Inflation rises more than forecast

Inflation ticked up slightly more than expected in July, the Office for National Statistics said, as banks raised fees and retailers had slashed prices in summer sales already in June.

Further price increases have been expected by the Bank of England, which sees inflation peaking later this year at five per cent before falling back below its two per cent target within the next two years.

Nevertheless, high inflation poses a major obstacle for the central bank should it want to pump more money into the economy to boost the fragile recovery.

Consumer prices were unchanged on the month in July, taking the annual inflation rate to 4.4 per cent.

Analysts had expected the annual rate to edge up to 4.3 per cent from 4.2 per cent in June, predicting that some of the impact of early discounting by retailers, which led to a surprise slowdown in inflation in June, would unwind.

Core inflation, which strips out volatile components such as food or energy, accelerated to 3.1 per cent from 2.8 per cent.

As inflation is running well above the Bank's target, the Bank's governor Mervyn King is obliged to write an explanatory letter to Chancellor George Osborne.

The retail price inflation gauge, which includes more housing costs and is the benchmark for many wage deals, stood at 5.0 percent, in line with forecasts.

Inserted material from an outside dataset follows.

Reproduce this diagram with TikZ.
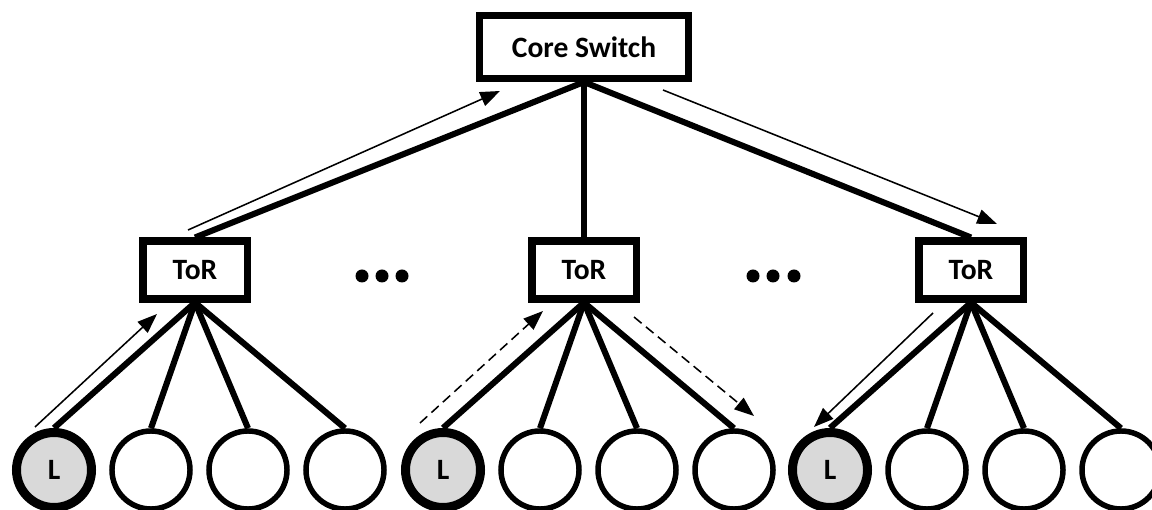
\documentclass[tikz,border=0pt]{standalone}
\usepackage{fontspec}
\setmainfont{Carlito}
\usetikzlibrary{arrows.meta}
\definecolor{leafgray}{HTML}{D9D9D9}
\begin{document}
\begin{tikzpicture}[x=0.025cm, y=-0.025cm,
                    switchbox/.style={draw, line width=5pt, inner sep=0pt, font=\fontsize{21}{25}\selectfont\bfseries},
                    corebox/.style={switchbox, minimum width=5.225cm, minimum height=1.575cm},
                    torbox/.style={switchbox, minimum width=2.6cm, minimum height=1.45cm},
                    host/.style={draw, circle, line width=3.9pt, minimum size=1.95cm, inner sep=0pt},
                    leader/.style={host, line width=6.4pt, minimum size=1.875cm, fill=leafgray, font=\fontsize{21}{25}\selectfont\bfseries},
                    ellip/.style={circle, fill, inner sep=0pt, minimum size=0.325cm},
                    link/.style={line width=4.3pt},
                    flow/.style={line width=1.1pt, -{Triangle[length=14pt, width=10.5pt]}}
                    ]
                    \useasboundingbox (0,0) rectangle (1152,510);

                    \node[corebox] (core) at (584,47) {Core Switch};
                    \node[torbox] (torA) at (195,270) {ToR};
                    \node[torbox] (torB) at (584,270) {ToR};
                    \node[torbox] (torC) at (971,270) {ToR};

                    \foreach \x [count=\k] in {362,382,402}{
                        \node[ellip] (dotA\k) at (\x,276) {};
                    }
                    \foreach \x [count=\k] in {753,773,794}{
                        \node[ellip] (dotB\k) at (\x,276) {};
                    }

                    % hosts under each ToR, the first one is the leader
                    \foreach \g/\t in {a/195,b/584,c/971}{
                        \node[leader] (\g1) at (\t-141,470) {L};
                        \node[host] (\g2) at (\t-44,470) {};
                        \node[host] (\g3) at (\t+53,470) {};
                        \node[host] (\g4) at (\t+150,470) {};
                    }

                    \foreach \i in {torA,torB,torC}{
                        \draw[link] (core.south) -- (\i.north);
                    }
                    \foreach \i/\g in {torA/a,torB/b,torC/c}{
                        \foreach \k in {1,...,4}{
                            \draw[link] (\i.south) -- (\g\k.north);
                        }
                    }

                    % traffic path
                    \coordinate (p1) at (35,427);
                    \coordinate (p2) at (157,314);
                    \coordinate (p3) at (188,230);
                    \coordinate (p4) at (500,91);
                    \coordinate (p5) at (663,90);
                    \coordinate (p6) at (997,224);
                    \coordinate (p7) at (933,313);
                    \coordinate (p8) at (814,427);
                    \coordinate (q1) at (420,423);
                    \coordinate (q2) at (543,311);
                    \coordinate (q3) at (634,317);
                    \coordinate (q4) at (754,416);

                    \foreach \s/\e in {p1/p2,p3/p4,p5/p6,p7/p8}{
                        \draw[flow] (\s) -- (\e);
                    }
                    \foreach \s/\e in {q1/q2,q3/q4}{
                        \draw[flow, dash pattern=on 7pt off 4pt] (\s) -- (\e);
                    }
                \end{tikzpicture}
\end{document}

The ONS said that higher fees for financial services were among the main drivers of inflation.

In addition, there was less discounting for clothes, shoes, furniture and household products than usual because many retailers had brought summer sales forward to June.

The year-on-year price increase for clothing and footwear stood at 3.1 per cent, the highest rate since records began in January 1997.

The recent weakness of the economy has triggered speculation that the Bank may engage in a fresh round of quantitative easing. However, so far only one of the nine members of the Monetary Policy Committee has voted for additional asset purchases.